Enjoy the Tang of a Tomato

Updated: May 11, 2022

The tomatl berry of Central and South America

Image by David Besa from Sonoma, USA via Wikimedia


The tomato achieved ubiquity in world cuisine after the conquest of the Americas by Europe and subsequent trade of animals, diseases, and plants in the Columbian Exchange. While many assume the tomato is central to Italian culture, many nobles looked down upon this low-growing vine. Some regions of Italy still are not particularly fond of it.

This fruit berry evolved in Peru and made its way to Mesoamerica through natural processes and human trade. Its name comes from tomatl, meaning “fat water” in the Aztec language of Nahuatl. They cultivated many varieties of the wild tomatl at least 2500 years ago, like xitomatl - which means “plump thing with a navel.”

Scientific name: Solanum lycopersicum Flavor: Juicy, sweet, sour, savory, tangy, tart Uses: Cocktails, garnish, salad, sauce, soup, and more Origin: Peru, domesticated in Mexico

By Addicted04 via Wikimedia

Related: Belladonna (nightshade), eggplants, mandrake, peppers, potatoes, tobacco Companions: Asparagus, basil, borage, broccoli, carrots, cauliflower, celery, chives, marigold, grapevine, marjoram, nasturtiums, onions, parsley, and stinging nettle. Pests: Aphids, birds, blister beetles, corn earworms, cutworms, flea beetles, hornworms, mammals, root-knot nematodes, slugs/snails, spider mites, whitefly Pollinators: self-fertile, bees, etc.

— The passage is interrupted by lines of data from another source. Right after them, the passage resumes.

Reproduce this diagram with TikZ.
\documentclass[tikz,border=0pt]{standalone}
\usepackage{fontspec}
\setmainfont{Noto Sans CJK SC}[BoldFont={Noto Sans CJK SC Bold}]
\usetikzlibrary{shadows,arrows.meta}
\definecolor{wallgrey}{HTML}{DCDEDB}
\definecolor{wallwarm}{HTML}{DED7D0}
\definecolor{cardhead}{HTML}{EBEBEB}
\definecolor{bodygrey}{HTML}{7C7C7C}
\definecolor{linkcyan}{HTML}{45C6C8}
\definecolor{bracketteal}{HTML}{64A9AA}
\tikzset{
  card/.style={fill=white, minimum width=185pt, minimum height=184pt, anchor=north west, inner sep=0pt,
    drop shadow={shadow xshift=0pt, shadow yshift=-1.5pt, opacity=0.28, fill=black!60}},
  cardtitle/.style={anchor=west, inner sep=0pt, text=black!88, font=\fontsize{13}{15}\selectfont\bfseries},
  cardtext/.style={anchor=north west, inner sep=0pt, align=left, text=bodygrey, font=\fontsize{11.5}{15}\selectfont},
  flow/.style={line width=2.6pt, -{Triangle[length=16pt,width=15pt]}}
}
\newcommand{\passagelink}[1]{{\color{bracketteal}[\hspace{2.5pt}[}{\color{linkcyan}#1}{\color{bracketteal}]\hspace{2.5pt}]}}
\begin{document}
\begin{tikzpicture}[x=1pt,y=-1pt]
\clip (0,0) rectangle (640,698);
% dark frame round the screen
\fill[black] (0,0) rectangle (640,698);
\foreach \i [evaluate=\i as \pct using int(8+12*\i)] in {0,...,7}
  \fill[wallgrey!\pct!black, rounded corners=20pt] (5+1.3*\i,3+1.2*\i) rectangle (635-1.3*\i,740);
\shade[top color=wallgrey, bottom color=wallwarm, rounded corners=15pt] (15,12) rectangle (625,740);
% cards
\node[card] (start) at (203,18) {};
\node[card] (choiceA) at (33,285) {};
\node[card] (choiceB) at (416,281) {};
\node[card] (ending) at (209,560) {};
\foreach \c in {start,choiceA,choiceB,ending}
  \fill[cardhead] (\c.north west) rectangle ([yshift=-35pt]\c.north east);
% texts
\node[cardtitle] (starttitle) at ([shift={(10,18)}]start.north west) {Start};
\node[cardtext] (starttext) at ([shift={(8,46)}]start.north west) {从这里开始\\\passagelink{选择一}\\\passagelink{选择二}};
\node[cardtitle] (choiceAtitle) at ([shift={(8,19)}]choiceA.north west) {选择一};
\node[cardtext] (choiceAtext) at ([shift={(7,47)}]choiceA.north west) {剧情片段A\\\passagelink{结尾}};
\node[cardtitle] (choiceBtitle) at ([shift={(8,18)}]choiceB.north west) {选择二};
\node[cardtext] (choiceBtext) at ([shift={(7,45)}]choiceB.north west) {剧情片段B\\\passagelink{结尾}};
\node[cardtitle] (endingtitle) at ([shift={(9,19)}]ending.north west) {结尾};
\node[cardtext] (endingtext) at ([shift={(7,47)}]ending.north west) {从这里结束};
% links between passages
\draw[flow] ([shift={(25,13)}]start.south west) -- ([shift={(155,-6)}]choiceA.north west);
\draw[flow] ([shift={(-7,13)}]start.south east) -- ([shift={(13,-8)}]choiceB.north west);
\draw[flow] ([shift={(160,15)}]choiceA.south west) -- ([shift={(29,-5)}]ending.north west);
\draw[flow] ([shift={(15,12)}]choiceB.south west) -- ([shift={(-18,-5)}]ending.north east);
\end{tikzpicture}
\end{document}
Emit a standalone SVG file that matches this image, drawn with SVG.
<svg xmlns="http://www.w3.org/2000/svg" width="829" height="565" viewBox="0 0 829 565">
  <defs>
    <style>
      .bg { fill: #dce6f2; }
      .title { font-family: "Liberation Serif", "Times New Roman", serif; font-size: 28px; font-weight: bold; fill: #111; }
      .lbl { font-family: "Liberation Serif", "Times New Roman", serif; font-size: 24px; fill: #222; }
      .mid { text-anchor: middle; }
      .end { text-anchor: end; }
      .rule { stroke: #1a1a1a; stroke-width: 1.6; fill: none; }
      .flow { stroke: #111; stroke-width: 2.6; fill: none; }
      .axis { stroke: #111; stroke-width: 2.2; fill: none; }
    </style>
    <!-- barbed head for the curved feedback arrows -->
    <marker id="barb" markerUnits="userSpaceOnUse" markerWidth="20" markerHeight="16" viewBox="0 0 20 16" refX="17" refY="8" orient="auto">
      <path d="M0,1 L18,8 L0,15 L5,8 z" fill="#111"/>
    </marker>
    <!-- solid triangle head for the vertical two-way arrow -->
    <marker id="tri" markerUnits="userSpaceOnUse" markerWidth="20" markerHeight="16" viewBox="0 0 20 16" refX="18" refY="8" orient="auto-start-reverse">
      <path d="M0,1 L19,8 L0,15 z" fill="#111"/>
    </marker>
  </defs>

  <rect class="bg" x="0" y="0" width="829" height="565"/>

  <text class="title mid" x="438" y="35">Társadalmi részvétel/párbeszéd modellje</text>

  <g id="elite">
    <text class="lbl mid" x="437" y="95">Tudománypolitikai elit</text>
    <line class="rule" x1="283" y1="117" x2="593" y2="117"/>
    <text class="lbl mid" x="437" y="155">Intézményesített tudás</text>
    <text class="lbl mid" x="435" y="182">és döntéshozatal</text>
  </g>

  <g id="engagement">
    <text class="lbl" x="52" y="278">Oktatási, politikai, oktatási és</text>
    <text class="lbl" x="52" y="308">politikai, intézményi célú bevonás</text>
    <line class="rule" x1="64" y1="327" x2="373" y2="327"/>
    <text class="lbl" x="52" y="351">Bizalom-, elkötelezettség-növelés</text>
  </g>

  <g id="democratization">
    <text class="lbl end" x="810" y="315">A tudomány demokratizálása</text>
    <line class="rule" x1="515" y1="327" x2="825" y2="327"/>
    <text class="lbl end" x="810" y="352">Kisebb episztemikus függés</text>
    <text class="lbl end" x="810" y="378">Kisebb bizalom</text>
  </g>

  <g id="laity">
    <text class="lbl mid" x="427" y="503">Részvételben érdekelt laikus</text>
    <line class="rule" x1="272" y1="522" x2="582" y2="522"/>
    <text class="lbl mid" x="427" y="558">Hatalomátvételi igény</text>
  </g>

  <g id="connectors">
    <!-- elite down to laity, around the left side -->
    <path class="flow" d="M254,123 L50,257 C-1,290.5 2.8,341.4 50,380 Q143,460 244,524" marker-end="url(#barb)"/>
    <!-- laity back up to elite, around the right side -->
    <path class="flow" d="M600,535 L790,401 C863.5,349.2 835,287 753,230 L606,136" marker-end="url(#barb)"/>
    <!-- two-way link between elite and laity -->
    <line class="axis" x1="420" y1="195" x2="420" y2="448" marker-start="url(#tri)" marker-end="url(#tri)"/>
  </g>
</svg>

A multitude of tomato kinds exist. Some are determinate such as the saucy Roma, which means they only grow so big - sort of bushy-like and are ripe all at the same time. Others are indeterminate like cherry varieties - which means they grow as big as conditions allow and continue to ripen until frost. Both categories benefit from staking or vertical support.

Most varieties of this nightshade do self-pollinate, though any help is appreciated. Europeans first thought they were poisonous. Every part of this plant but the berry is mildly toxic to humans. Wild tomatoes produce a natural, potent enzyme - on their sticky trichomes, which acts as a pest repellent and insecticide. Bred varieties had this stickiness removed.

One study showed when a tomato is under attack, it releases a stress pheromone into the air. Nearby tomatoes detect and convert this airborne pheromone into another pesticide - with a 50% effectiveness rate in killing predators. Some plants benefit from being planted near tomatoes, and vice versa.


So many foods include tomatoes in modern North America alone. There’s ketchup, tomato sauce, paste, spaghetti, pizza, salads, and a lot more. Try fermenting tomatoes into wine; it tastes sweet like honey. So many dishes wouldn’t exist without them.

Image by Dan Gold via Unsplash

NUTRIENTS Serving 100-gram medium, uncooked tomato 95% Water, 4% carbs, <1% protein/fats 18 calories, 17% DV Vit C. 1.5 g fiber

Recipe: Fried Green Tomatoes

Ingredients: 4 large green tomatoes, 2 eggs, ½ cup milk, 1 cup flour, ½ cup cornmeal ½ cup breadcrumbs, 2 tsp kosher salt, black pepper, vegetable oil

Directions: Whisk the eggs and milk in a bowl. Put the flour on a plate, and on another plate put the breadcrumbs, cornmeal, salt, and pepper. Preheat the cooking oil in a skillet.

Slice the tomato from side to side. Compost the stem top and bottom tip. Coat a tomato slice in the flour. Next, dip it in the egg mixture. Last, coat it in the crumbs.

Place several slices in the hot skillet. They should not overlap or touch. Flip when brown to your liking. Drain grease from them on a paper towel as they cool. Enjoy!